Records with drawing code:
• • •

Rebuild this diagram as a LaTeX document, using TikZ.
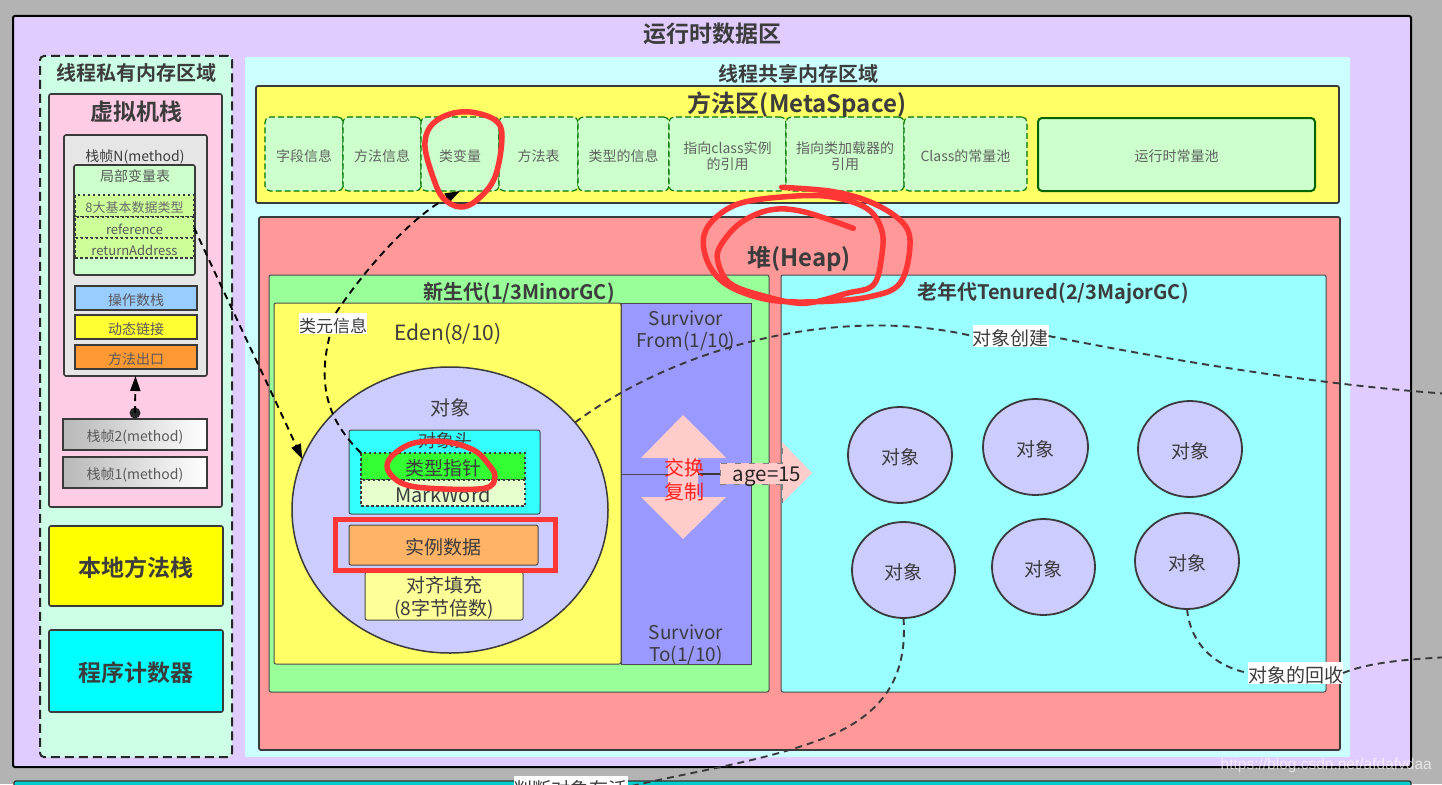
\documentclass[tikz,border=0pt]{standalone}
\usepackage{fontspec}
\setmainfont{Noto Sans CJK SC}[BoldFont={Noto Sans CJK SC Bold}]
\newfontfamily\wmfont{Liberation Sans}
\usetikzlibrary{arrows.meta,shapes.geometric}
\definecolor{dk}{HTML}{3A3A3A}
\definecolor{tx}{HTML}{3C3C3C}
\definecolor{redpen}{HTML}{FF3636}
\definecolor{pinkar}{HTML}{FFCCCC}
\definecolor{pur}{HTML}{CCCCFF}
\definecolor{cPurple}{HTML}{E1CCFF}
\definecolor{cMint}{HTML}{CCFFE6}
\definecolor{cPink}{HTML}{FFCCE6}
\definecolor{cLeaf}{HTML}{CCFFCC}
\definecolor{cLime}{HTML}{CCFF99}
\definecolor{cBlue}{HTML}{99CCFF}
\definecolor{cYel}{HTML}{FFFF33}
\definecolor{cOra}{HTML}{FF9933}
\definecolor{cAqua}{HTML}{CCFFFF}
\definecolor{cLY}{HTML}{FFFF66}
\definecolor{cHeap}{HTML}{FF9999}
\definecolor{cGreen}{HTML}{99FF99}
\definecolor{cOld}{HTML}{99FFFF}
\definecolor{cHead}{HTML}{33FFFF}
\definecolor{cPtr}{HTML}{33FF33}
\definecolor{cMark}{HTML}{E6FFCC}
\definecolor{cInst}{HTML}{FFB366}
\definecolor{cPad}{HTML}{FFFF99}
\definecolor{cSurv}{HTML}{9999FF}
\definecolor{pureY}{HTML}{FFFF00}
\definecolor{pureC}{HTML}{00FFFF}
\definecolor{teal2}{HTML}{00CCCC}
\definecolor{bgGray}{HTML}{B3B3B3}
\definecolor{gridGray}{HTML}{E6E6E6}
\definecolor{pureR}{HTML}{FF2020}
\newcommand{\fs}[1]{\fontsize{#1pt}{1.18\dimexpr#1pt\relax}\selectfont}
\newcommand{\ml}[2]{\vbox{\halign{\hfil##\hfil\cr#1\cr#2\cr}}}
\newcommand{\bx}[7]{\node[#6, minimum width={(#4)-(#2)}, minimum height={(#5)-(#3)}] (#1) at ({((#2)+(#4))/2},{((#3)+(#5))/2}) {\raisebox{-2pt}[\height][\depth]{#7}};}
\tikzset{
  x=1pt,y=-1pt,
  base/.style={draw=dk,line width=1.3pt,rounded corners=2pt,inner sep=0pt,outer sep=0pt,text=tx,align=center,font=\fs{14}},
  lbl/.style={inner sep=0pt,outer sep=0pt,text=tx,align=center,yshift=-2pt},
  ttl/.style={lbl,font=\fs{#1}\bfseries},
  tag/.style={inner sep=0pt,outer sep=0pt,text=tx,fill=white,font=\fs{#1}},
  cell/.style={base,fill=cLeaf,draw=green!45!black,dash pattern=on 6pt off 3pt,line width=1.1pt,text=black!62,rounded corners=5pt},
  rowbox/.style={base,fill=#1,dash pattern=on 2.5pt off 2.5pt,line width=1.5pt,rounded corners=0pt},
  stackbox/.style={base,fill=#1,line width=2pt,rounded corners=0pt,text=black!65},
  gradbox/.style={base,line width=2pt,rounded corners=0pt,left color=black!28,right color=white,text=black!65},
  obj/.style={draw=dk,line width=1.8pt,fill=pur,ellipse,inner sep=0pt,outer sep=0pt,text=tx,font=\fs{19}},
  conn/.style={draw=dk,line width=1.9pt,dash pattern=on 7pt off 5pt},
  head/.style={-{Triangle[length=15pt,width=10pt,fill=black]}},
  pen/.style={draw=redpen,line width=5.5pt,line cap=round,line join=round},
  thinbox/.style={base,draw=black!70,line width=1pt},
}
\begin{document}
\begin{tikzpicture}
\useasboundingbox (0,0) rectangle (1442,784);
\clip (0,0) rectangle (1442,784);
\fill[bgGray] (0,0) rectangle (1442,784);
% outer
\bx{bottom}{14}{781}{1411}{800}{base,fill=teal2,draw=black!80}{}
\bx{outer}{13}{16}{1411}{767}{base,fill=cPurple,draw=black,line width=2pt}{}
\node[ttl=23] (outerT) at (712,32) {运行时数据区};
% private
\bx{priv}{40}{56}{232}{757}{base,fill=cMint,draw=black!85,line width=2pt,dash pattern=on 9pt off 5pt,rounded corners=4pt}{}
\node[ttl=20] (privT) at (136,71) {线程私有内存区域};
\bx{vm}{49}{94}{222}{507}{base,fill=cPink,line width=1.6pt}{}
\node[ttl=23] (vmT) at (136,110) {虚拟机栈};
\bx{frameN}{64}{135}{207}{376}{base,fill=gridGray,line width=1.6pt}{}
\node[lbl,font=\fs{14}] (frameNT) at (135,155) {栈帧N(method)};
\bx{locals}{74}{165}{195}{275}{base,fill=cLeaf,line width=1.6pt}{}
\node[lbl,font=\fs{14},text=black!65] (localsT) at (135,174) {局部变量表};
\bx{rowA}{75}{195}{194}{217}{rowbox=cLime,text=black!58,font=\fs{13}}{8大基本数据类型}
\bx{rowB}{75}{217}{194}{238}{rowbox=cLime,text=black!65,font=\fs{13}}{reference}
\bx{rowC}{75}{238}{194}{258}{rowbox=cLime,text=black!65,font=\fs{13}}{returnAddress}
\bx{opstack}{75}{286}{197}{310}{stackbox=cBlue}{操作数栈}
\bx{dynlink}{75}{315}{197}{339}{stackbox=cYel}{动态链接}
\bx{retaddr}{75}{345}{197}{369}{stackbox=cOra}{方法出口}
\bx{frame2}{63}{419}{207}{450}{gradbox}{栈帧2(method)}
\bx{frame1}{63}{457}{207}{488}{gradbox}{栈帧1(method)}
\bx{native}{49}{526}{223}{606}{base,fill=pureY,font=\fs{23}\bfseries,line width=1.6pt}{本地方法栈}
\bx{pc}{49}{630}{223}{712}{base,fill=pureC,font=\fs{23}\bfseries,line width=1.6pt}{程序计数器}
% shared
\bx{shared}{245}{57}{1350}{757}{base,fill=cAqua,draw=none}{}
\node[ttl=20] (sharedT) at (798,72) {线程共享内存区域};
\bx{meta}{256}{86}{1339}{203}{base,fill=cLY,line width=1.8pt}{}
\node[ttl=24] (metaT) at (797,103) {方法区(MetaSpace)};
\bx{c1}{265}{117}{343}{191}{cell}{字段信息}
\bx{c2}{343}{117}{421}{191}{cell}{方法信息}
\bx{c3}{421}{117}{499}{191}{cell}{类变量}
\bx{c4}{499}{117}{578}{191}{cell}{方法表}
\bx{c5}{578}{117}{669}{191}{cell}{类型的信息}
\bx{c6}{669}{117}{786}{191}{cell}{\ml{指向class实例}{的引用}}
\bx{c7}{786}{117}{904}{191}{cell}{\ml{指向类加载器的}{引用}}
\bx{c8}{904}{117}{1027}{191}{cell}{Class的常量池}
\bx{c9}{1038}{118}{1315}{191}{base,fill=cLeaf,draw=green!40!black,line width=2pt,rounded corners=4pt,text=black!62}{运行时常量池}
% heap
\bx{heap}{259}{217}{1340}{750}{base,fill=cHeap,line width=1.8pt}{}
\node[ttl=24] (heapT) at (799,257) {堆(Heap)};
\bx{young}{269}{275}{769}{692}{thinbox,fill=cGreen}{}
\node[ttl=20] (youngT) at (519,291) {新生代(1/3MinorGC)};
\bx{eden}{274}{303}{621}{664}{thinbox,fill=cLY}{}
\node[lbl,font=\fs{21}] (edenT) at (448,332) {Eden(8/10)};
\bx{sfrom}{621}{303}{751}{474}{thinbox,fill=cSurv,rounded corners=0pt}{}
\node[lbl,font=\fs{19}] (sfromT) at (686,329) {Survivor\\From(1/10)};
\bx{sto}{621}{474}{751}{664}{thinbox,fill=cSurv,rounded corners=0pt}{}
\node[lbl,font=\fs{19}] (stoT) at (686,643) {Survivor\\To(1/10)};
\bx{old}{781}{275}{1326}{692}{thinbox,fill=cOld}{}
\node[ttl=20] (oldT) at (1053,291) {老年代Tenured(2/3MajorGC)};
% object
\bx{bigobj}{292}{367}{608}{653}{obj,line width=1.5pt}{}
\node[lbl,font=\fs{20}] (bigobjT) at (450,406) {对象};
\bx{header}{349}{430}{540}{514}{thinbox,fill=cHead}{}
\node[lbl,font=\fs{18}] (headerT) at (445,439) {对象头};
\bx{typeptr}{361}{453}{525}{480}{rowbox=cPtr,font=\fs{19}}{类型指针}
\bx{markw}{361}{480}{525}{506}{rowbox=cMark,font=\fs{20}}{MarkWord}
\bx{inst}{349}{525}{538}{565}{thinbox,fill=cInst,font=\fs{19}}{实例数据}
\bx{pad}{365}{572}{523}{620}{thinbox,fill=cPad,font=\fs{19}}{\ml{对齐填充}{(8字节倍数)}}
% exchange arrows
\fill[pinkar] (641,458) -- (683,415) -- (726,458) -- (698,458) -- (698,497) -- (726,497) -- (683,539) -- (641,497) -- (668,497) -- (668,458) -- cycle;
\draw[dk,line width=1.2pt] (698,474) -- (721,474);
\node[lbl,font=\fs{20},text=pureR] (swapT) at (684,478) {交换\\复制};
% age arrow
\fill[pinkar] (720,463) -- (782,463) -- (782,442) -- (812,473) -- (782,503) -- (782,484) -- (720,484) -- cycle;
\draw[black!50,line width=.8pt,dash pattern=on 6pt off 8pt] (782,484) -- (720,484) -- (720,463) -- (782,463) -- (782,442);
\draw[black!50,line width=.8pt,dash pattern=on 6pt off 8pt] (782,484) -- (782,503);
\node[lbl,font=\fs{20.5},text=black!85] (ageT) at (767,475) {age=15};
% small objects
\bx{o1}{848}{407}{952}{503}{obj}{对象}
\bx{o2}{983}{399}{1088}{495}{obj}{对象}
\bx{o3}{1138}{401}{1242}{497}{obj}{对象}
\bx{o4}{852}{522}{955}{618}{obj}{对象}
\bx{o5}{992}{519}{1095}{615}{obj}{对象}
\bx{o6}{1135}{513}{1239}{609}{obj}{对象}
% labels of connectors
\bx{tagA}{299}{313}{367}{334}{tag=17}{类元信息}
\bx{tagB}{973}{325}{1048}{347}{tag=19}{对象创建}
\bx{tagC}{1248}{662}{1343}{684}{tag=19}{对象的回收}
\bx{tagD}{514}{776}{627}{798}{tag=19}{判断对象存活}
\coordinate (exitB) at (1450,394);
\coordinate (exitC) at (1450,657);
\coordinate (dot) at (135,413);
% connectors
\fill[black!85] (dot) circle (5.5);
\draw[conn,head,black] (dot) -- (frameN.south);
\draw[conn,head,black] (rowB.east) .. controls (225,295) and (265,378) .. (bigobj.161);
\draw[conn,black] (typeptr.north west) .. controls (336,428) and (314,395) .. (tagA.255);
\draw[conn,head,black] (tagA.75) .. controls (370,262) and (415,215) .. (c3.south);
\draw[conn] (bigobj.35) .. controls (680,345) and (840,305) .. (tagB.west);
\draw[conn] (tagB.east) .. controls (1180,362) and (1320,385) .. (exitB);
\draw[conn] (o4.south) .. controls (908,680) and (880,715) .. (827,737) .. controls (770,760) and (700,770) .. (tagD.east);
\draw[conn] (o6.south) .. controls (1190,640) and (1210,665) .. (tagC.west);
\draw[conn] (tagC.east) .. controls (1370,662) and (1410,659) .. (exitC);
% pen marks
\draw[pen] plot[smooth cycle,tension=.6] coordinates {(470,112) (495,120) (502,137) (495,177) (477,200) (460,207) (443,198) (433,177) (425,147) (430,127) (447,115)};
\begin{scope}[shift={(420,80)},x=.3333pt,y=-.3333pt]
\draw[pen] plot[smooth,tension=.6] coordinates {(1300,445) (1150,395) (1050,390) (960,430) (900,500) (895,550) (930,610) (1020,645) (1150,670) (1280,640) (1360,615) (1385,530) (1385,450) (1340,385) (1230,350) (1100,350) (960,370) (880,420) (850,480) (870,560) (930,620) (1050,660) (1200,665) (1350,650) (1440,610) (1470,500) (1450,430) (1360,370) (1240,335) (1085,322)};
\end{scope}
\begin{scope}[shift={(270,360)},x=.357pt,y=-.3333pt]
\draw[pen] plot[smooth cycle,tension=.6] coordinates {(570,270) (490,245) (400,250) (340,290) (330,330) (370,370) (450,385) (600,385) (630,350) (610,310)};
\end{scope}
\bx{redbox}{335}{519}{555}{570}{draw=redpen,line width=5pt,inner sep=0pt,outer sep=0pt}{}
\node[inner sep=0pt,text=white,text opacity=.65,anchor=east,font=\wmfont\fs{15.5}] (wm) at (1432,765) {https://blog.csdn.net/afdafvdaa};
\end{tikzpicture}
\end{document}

• • •

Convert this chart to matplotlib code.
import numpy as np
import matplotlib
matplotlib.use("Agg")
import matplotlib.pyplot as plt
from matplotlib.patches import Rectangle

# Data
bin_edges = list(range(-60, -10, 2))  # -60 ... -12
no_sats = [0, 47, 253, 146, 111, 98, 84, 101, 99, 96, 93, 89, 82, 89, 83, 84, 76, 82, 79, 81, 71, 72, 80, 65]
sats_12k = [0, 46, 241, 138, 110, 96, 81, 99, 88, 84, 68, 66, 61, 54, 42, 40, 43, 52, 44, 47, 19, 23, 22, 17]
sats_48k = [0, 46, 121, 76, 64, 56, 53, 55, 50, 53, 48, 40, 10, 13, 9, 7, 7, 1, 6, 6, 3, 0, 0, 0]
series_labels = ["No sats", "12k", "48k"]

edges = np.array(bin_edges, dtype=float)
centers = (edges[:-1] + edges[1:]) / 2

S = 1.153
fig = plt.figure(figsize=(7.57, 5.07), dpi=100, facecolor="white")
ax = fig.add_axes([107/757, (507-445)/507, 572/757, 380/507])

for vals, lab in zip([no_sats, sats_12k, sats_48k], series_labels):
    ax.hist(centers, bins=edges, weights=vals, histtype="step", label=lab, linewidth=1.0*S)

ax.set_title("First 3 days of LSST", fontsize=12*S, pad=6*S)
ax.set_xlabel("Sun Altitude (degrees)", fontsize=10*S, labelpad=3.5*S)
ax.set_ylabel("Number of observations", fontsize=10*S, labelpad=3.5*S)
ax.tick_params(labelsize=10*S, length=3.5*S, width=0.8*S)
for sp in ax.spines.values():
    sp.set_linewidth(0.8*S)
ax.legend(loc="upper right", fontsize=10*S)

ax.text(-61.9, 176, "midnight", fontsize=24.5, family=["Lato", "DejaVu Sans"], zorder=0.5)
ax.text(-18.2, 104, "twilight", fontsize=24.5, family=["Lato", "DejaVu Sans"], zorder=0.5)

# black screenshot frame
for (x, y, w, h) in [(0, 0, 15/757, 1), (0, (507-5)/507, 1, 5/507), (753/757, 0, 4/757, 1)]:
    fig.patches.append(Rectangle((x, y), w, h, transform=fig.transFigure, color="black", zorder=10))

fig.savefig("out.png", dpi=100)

• • •

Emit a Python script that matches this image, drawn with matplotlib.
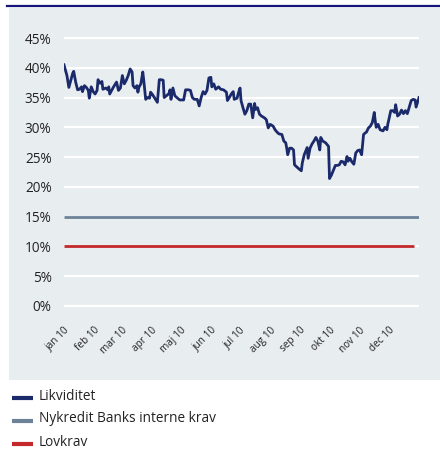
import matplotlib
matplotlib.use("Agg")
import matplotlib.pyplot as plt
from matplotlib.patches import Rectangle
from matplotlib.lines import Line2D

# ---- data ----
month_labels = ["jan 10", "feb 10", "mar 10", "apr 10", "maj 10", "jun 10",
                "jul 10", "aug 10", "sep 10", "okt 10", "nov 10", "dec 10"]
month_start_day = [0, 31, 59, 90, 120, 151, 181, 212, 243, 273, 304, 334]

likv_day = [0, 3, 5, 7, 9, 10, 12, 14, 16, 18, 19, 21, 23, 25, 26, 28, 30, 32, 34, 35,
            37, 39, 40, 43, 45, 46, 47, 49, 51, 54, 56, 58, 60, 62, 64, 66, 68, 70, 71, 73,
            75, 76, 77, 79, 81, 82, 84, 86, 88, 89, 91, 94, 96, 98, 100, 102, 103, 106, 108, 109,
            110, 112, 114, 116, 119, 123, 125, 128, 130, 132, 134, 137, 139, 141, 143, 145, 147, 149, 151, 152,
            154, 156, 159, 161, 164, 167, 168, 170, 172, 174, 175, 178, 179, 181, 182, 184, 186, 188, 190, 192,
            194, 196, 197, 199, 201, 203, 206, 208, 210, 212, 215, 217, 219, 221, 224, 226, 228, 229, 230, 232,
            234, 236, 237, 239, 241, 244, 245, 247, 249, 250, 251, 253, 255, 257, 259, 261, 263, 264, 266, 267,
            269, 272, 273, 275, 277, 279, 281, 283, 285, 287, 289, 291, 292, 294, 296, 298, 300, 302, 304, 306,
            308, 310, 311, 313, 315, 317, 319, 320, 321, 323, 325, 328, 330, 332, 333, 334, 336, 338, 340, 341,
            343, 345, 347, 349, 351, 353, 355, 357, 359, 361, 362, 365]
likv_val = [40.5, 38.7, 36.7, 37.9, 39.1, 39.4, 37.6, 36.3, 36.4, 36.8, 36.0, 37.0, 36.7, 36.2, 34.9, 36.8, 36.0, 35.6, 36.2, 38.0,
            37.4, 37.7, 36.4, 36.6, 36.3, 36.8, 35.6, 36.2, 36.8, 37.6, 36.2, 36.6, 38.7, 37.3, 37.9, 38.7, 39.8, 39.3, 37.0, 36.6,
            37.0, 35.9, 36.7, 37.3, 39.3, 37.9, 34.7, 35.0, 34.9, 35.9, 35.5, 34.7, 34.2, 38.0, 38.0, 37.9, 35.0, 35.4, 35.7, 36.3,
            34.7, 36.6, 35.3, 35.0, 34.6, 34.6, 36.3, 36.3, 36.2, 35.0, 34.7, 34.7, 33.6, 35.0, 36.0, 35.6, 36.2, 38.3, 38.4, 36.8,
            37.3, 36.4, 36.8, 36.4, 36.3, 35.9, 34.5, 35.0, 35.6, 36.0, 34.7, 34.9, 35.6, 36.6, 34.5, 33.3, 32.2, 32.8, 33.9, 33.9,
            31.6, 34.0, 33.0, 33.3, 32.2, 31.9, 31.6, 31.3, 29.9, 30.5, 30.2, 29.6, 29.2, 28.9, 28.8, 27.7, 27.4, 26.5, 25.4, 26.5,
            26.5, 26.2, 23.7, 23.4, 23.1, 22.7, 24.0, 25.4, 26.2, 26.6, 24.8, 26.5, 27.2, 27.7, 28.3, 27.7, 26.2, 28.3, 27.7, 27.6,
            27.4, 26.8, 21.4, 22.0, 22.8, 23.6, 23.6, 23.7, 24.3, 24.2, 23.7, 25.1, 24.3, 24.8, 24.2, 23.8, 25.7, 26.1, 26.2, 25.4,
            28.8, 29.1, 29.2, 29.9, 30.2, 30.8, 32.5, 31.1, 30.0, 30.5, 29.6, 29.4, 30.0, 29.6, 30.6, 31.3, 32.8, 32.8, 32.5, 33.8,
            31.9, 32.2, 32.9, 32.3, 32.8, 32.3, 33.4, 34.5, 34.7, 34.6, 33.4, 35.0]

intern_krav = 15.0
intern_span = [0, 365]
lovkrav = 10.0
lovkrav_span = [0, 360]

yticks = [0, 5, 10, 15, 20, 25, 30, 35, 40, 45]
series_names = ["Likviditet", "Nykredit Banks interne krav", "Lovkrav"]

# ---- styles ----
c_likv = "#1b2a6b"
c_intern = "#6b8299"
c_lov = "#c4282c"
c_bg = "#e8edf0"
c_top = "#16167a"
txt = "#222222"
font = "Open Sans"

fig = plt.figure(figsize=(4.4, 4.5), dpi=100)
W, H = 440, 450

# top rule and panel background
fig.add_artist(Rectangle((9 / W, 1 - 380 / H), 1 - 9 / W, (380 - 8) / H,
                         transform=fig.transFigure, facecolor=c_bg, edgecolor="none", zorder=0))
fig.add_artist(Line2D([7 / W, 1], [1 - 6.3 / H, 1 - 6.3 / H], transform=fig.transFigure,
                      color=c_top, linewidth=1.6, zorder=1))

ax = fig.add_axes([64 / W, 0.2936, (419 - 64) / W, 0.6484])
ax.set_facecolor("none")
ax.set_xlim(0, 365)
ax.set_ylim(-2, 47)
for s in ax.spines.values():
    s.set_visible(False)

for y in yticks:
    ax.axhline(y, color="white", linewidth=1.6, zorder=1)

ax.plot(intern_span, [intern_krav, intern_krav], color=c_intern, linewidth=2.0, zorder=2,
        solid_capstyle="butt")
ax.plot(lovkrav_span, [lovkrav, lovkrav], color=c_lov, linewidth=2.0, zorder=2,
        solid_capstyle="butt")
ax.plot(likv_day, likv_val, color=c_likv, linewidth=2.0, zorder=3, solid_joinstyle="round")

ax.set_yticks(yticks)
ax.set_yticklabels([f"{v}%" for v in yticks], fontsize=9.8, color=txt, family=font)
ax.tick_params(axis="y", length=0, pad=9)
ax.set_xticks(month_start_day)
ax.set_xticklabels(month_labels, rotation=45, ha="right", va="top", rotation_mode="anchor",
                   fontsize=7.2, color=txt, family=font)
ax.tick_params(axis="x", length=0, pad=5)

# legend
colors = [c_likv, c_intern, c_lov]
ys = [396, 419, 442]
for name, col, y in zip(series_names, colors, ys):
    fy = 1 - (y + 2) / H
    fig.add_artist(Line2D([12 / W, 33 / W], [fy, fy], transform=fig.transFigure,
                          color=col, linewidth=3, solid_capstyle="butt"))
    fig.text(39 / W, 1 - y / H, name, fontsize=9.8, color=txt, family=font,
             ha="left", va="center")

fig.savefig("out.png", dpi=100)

• • •

- **PROBLEM DESCRIPTION**
Pick out the part that begins with the line containing "Emit a Python" and finishes with the line containing "273, 304, 334]", both included. Restate it exactly, without images.

- **TASK RESULT**
Emit a Python script that matches this image, drawn with matplotlib.
import matplotlib
matplotlib.use("Agg")
import matplotlib.pyplot as plt
from matplotlib.patches import Rectangle
from matplotlib.lines import Line2D

# ---- data ----
month_labels = ["jan 10", "feb 10", "mar 10", "apr 10", "maj 10", "jun 10",
                "jul 10", "aug 10", "sep 10", "okt 10", "nov 10", "dec 10"]
month_start_day = [0, 31, 59, 90, 120, 151, 181, 212, 243, 273, 304, 334]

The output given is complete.